GOAL »
Take every line from the first down to the line with "0.21, 0.23, 0.25];" and set it down exactly, without the pictures.

GIVEN INFORMATION »
** Start **
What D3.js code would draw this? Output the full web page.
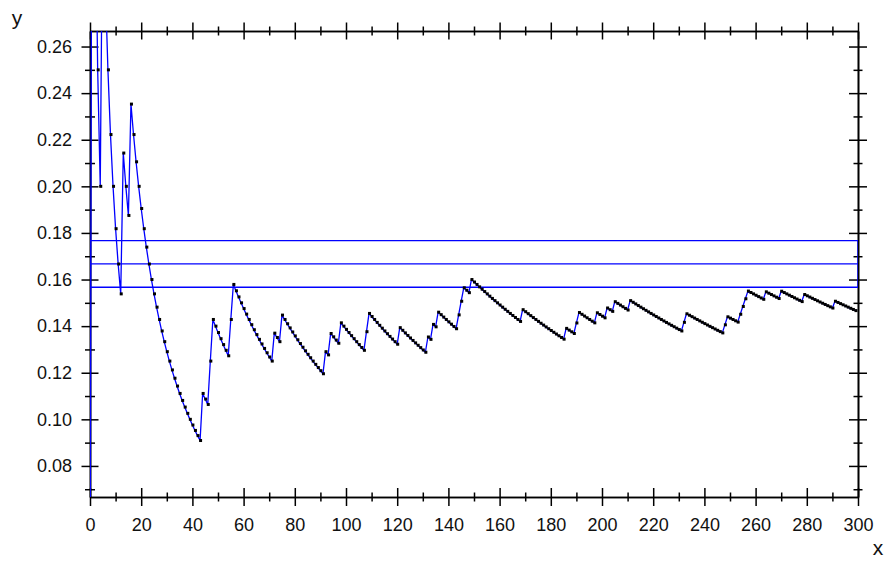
<!DOCTYPE html>
<html>
<head>
<meta charset="utf-8">
<script src="https://cdn.jsdelivr.net/npm/d3@7"></script>
<style>
  body { margin: 0; background: #fff; }
  svg { display: block; }
  text { font-family: "Liberation Sans", Arial, sans-serif; fill: #111; }
</style>
</head>
<body>
<svg id="chart" width="887" height="569"></svg>
<script>
// Roll numbers (1-based) on which a six came up, over 300 rolls of a die
const sixAt = [2, 6, 14, 17, 45, 48, 49, 56, 57, 73, 76, 93, 95, 99, 109, 110,
  122, 133, 135, 137, 145, 146, 147, 150, 170, 187, 191, 192, 199, 203, 206, 212,
  233, 234, 249, 250, 255, 256, 257, 258, 265, 271, 280, 292];
const rollCount = 300;

// Reference levels: 1/6 and a ±0.01 band around it
const refLevels = [0.1567, 0.1667, 0.1767];

// Tick values
const xMajor = [0, 20, 40, 60, 80, 100, 120, 140, 160, 180, 200, 220, 240, 260, 280, 300];
const xMinor = [10, 30, 50, 70, 90, 110, 130, 150, 170, 190, 210, 230, 250, 270, 290];
const yMajor = [0.08, 0.10, 0.12, 0.14, 0.16, 0.18, 0.20, 0.22, 0.24, 0.26];
const yMinor = [0.07, 0.09, 0.11, 0.13, 0.15, 0.17, 0.19, 0.21, 0.23, 0.25];

// Running relative frequency of sixes; the point for roll n sits at x = n - 1
const hits = new Set(sixAt);
let sixes = 0;
const freq = d3.range(1, rollCount + 1).map(n => {
  if (hits.has(n)) sixes += 1;
  return { x: n - 1, y: sixes / n };
});

const svg = d3.select("#chart");
const pLeft = 90, pRight = 858, pTop = 31, pBottom = 497;

const x = d3.scaleLinear().domain([0, 300]).range([pLeft, pRight]);
const y = d3.scaleLinear().domain([1 / 6 - 0.1, 1 / 6 + 0.1]).range([pBottom, pTop]);

const axisColor = "#000";

function styleAxis(g) {
  g.select(".domain").attr("stroke", axisColor).attr("stroke-width", 1.6);
  g.selectAll(".tick line").attr("stroke", axisColor).attr("stroke-width", 1.5);
}

// Bottom axis with labels; ticks cross the axis line
const bMaj = svg.append("g").attr("transform", `translate(0,${pBottom})`)
  .call(d3.axisBottom(x).tickValues(xMajor).tickSize(0).tickSizeOuter(0).tickPadding(21));
bMaj.selectAll(".tick line").attr("y1", -9).attr("y2", 9);
bMaj.selectAll(".tick text").attr("font-size", 18);
styleAxis(bMaj);
const bMin = svg.append("g").attr("transform", `translate(0,${pBottom})`)
  .call(d3.axisBottom(x).tickValues(xMinor).tickFormat("").tickSize(0).tickSizeOuter(0));
bMin.selectAll(".tick line").attr("y1", -4.5).attr("y2", 4.5);
styleAxis(bMin);

// Top axis, ticks only
const tMaj = svg.append("g").attr("transform", `translate(0,${pTop})`)
  .call(d3.axisTop(x).tickValues(xMajor).tickFormat("").tickSize(0).tickSizeOuter(0));
tMaj.selectAll(".tick line").attr("y1", -8.5).attr("y2", 8.5);
styleAxis(tMaj);
const tMin = svg.append("g").attr("transform", `translate(0,${pTop})`)
  .call(d3.axisTop(x).tickValues(xMinor).tickFormat("").tickSize(0).tickSizeOuter(0));
tMin.selectAll(".tick line").attr("y1", -4.5).attr("y2", 4.5);
styleAxis(tMin);

// Left axis with labels
const lMaj = svg.append("g").attr("transform", `translate(${pLeft},0)`)
  .call(d3.axisLeft(y).tickValues(yMajor).tickFormat(d3.format(".2f"))
    .tickSize(0).tickSizeOuter(0).tickPadding(18));
lMaj.selectAll(".tick line").attr("x1", -8.5).attr("x2", 8.5);
lMaj.selectAll(".tick text").attr("font-size", 18);
styleAxis(lMaj);
const lMin = svg.append("g").attr("transform", `translate(${pLeft},0)`)
  .call(d3.axisLeft(y).tickValues(yMinor).tickFormat("").tickSize(0).tickSizeOuter(0));
lMin.selectAll(".tick line").attr("x1", -5).attr("x2", 5);
styleAxis(lMin);

// Right axis, ticks only
const rMaj = svg.append("g").attr("transform", `translate(${pRight},0)`)
  .call(d3.axisRight(y).tickValues(yMajor).tickFormat("").tickSize(0).tickSizeOuter(0));
rMaj.selectAll(".tick line").attr("x1", -9).attr("x2", 9);
styleAxis(rMaj);
const rMin = svg.append("g").attr("transform", `translate(${pRight},0)`)
  .call(d3.axisRight(y).tickValues(yMinor).tickFormat("").tickSize(0).tickSizeOuter(0));
rMin.selectAll(".tick line").attr("x1", -4.5).attr("x2", 4.5);
styleAxis(rMin);

// Axis titles
svg.append("text").attr("x", 17).attr("y", 25).attr("text-anchor", "middle")
  .attr("font-size", 21).text("y");
svg.append("text").attr("x", 878).attr("y", 555).attr("text-anchor", "middle")
  .attr("font-size", 21).text("x");

// Plot-area clip
svg.append("clipPath").attr("id", "plotClip")
  .append("rect").attr("x", pLeft).attr("y", pTop)
  .attr("width", pRight - pLeft).attr("height", pBottom - pTop);

const plot = svg.append("g").attr("clip-path", "url(#plotClip)");

const blue = "#0000ff";

// Band: outline of the ±0.01 strip plus the 1/6 line
const [lo, mid, hi] = refLevels;
plot.append("path")
  .attr("d", d3.line()([[x(0), y(hi)], [x(300), y(hi)], [x(300), y(lo)], [x(0), y(lo)], [x(0), y(hi)]]))
  .attr("fill", "none").attr("stroke", blue).attr("stroke-width", 1.4);
plot.append("line")
  .attr("x1", x(0)).attr("x2", x(300)).attr("y1", y(mid)).attr("y2", y(mid))
  .attr("stroke", blue).attr("stroke-width", 1.4);

// Relative-frequency polyline
plot.append("path")
  .datum(freq)
  .attr("d", d3.line().x(d => x(d.x)).y(d => y(d.y)))
  .attr("fill", "none").attr("stroke", blue).attr("stroke-width", 1.3)
  .attr("stroke-linejoin", "round");

// Point markers
plot.selectAll("rect.pt").data(freq).join("rect")
  .attr("class", "pt")
  .attr("x", d => x(d.x) - 1)
  .attr("y", d => y(d.y) - 1.5)
  .attr("width", 3).attr("height", 3)
  .attr("fill", "#000");
</script>
</body>
</html>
** End **
SOLVED PROBLEM »
What D3.js code would draw this? Output the full web page.
<!DOCTYPE html>
<html>
<head>
<meta charset="utf-8">
<script src="https://cdn.jsdelivr.net/npm/d3@7"></script>
<style>
  body { margin: 0; background: #fff; }
  svg { display: block; }
  text { font-family: "Liberation Sans", Arial, sans-serif; fill: #111; }
</style>
</head>
<body>
<svg id="chart" width="887" height="569"></svg>
<script>
// Roll numbers (1-based) on which a six came up, over 300 rolls of a die
const sixAt = [2, 6, 14, 17, 45, 48, 49, 56, 57, 73, 76, 93, 95, 99, 109, 110,
  122, 133, 135, 137, 145, 146, 147, 150, 170, 187, 191, 192, 199, 203, 206, 212,
  233, 234, 249, 250, 255, 256, 257, 258, 265, 271, 280, 292];
const rollCount = 300;

// Reference levels: 1/6 and a ±0.01 band around it
const refLevels = [0.1567, 0.1667, 0.1767];

// Tick values
const xMajor = [0, 20, 40, 60, 80, 100, 120, 140, 160, 180, 200, 220, 240, 260, 280, 300];
const xMinor = [10, 30, 50, 70, 90, 110, 130, 150, 170, 190, 210, 230, 250, 270, 290];
const yMajor = [0.08, 0.10, 0.12, 0.14, 0.16, 0.18, 0.20, 0.22, 0.24, 0.26];
const yMinor = [0.07, 0.09, 0.11, 0.13, 0.15, 0.17, 0.19, 0.21, 0.23, 0.25];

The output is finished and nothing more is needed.